● **Rows from a dataset of charts and code**
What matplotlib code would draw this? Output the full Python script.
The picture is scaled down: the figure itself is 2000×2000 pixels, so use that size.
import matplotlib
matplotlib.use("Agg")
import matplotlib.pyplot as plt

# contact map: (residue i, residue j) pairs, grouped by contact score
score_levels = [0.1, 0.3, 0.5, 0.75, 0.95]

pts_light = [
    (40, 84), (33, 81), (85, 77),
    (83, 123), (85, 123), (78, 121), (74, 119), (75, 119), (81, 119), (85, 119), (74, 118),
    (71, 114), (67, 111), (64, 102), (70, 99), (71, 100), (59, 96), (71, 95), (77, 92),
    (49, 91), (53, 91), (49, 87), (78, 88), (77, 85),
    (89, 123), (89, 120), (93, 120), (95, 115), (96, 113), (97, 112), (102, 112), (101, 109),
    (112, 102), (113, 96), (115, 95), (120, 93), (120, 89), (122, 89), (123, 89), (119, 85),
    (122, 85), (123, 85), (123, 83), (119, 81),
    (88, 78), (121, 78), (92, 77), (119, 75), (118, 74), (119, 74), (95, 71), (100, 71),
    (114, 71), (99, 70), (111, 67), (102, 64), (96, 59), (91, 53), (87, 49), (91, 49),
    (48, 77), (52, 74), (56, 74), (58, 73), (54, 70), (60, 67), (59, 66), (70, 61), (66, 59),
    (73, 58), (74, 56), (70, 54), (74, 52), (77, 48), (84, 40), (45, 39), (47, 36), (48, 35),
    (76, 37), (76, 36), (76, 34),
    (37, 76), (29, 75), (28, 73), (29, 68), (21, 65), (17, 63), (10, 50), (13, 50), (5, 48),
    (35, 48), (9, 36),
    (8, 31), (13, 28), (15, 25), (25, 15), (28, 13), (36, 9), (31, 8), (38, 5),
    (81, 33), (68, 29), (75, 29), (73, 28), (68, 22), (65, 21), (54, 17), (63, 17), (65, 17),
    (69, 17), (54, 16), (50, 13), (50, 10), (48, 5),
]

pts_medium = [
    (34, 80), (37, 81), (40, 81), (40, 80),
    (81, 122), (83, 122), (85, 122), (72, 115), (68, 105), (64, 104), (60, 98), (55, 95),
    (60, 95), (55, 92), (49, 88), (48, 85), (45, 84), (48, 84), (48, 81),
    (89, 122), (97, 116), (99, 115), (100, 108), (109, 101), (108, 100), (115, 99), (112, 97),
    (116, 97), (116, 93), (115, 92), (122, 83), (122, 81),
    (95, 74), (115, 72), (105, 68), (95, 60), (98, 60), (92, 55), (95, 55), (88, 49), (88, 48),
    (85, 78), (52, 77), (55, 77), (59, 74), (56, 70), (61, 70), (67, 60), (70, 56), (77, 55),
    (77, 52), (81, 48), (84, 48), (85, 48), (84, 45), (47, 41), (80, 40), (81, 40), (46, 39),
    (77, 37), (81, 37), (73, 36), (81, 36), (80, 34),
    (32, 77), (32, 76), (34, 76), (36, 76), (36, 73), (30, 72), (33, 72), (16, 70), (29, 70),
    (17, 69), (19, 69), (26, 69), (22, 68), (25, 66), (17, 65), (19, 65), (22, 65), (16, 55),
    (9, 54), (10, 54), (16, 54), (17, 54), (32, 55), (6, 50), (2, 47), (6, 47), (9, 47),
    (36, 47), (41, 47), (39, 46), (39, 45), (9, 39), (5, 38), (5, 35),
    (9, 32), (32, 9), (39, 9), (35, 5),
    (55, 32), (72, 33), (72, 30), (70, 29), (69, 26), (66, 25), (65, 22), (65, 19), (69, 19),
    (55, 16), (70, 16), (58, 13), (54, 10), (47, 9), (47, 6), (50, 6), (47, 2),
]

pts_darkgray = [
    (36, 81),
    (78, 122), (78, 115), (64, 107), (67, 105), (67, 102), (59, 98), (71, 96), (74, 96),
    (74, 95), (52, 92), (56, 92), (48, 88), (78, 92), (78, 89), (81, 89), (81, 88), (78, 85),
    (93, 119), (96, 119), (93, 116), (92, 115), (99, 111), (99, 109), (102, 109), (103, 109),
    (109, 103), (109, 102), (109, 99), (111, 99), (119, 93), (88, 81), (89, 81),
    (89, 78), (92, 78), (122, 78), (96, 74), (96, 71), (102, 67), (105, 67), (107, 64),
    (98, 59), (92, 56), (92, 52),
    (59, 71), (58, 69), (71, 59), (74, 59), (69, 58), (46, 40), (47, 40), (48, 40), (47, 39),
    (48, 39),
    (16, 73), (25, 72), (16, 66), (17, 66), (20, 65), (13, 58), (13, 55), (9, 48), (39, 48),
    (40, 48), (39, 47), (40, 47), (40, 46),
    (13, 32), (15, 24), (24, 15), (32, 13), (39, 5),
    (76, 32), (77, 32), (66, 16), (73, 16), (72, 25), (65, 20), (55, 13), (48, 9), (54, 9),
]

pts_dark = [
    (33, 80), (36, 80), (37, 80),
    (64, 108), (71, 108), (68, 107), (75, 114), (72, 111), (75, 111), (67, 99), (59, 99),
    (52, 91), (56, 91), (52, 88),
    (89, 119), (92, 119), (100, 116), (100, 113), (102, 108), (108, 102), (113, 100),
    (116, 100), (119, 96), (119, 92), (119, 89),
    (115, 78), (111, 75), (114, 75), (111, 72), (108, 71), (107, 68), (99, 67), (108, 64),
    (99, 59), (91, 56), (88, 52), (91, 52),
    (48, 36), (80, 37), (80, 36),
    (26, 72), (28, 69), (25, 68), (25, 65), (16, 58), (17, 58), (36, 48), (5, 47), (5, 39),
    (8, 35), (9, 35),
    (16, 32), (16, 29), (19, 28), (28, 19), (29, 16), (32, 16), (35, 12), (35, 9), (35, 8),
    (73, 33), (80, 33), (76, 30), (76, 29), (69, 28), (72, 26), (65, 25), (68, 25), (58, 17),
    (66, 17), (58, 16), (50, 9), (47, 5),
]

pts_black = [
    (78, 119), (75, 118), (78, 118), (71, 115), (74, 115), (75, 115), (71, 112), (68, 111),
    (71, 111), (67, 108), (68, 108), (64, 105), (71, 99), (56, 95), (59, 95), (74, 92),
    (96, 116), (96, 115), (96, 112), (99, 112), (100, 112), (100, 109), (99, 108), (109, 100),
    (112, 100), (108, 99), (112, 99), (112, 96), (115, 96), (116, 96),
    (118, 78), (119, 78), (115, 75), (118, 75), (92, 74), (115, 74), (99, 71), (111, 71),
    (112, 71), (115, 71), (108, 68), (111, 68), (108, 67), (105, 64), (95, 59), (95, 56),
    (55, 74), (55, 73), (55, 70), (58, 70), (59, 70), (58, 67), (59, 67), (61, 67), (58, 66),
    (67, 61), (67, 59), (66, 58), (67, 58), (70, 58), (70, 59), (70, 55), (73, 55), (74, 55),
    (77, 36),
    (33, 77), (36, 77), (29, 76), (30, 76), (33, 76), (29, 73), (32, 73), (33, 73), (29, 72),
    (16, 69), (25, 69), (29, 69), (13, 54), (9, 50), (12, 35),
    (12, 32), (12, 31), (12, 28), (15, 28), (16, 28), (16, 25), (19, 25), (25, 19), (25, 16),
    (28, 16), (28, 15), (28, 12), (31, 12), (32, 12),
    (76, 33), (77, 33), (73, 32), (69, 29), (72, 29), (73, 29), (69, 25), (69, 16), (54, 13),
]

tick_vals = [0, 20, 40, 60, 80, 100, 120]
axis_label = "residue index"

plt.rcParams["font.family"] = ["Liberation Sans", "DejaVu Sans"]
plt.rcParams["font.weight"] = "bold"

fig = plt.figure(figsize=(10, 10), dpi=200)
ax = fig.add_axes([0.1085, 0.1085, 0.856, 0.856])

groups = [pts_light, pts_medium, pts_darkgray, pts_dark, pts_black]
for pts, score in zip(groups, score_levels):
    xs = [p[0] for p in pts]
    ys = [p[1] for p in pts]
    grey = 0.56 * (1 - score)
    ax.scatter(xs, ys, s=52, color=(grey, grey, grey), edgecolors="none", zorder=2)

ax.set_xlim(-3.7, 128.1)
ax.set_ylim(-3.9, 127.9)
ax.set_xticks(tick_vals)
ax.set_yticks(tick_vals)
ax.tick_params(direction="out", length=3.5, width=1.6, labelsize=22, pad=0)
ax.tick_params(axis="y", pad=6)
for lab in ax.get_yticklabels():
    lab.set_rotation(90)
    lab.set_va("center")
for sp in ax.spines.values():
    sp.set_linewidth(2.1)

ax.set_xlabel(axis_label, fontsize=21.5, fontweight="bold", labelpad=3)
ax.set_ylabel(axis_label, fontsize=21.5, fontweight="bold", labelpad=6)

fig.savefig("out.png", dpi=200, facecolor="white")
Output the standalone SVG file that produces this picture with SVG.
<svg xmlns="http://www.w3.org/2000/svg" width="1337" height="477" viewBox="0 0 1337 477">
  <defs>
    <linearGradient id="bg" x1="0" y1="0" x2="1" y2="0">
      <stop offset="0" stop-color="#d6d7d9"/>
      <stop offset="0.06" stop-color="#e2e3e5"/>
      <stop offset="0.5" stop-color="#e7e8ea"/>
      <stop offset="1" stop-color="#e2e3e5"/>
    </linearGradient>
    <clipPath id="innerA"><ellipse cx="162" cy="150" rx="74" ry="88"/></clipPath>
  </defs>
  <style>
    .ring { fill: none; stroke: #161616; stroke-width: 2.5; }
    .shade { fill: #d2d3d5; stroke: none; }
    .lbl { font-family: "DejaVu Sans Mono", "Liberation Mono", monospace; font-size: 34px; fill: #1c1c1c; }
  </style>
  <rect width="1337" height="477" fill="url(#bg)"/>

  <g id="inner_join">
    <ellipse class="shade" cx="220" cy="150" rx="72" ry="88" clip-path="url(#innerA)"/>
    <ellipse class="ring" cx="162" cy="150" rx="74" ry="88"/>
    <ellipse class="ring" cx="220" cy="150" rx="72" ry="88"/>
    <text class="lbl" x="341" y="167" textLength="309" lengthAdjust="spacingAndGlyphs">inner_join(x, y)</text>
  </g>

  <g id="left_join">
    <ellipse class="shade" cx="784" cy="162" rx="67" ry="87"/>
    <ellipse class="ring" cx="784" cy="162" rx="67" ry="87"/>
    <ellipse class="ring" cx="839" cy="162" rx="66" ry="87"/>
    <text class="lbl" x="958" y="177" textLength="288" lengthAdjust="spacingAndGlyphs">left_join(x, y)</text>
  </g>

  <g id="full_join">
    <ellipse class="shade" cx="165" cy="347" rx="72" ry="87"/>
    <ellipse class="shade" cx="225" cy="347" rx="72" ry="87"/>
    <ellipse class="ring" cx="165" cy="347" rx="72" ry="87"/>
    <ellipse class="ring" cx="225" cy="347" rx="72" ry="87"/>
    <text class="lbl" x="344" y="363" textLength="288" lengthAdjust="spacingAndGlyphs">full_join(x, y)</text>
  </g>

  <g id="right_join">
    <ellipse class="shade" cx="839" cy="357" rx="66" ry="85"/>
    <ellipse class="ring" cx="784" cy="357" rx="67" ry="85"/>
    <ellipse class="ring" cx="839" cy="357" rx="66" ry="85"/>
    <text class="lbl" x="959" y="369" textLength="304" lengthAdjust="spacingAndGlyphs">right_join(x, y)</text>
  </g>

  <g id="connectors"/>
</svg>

● **Challenge**
In the listing above, reproduce the first line and each one after it through the line that contains "score_levels = [0.1, 0.3, 0.5, 0.75, 0.95]".

● **Answer to this exercise**
What matplotlib code would draw this? Output the full Python script.
The picture is scaled down: the figure itself is 2000×2000 pixels, so use that size.
import matplotlib
matplotlib.use("Agg")
import matplotlib.pyplot as plt

# contact map: (residue i, residue j) pairs, grouped by contact score
score_levels = [0.1, 0.3, 0.5, 0.75, 0.95]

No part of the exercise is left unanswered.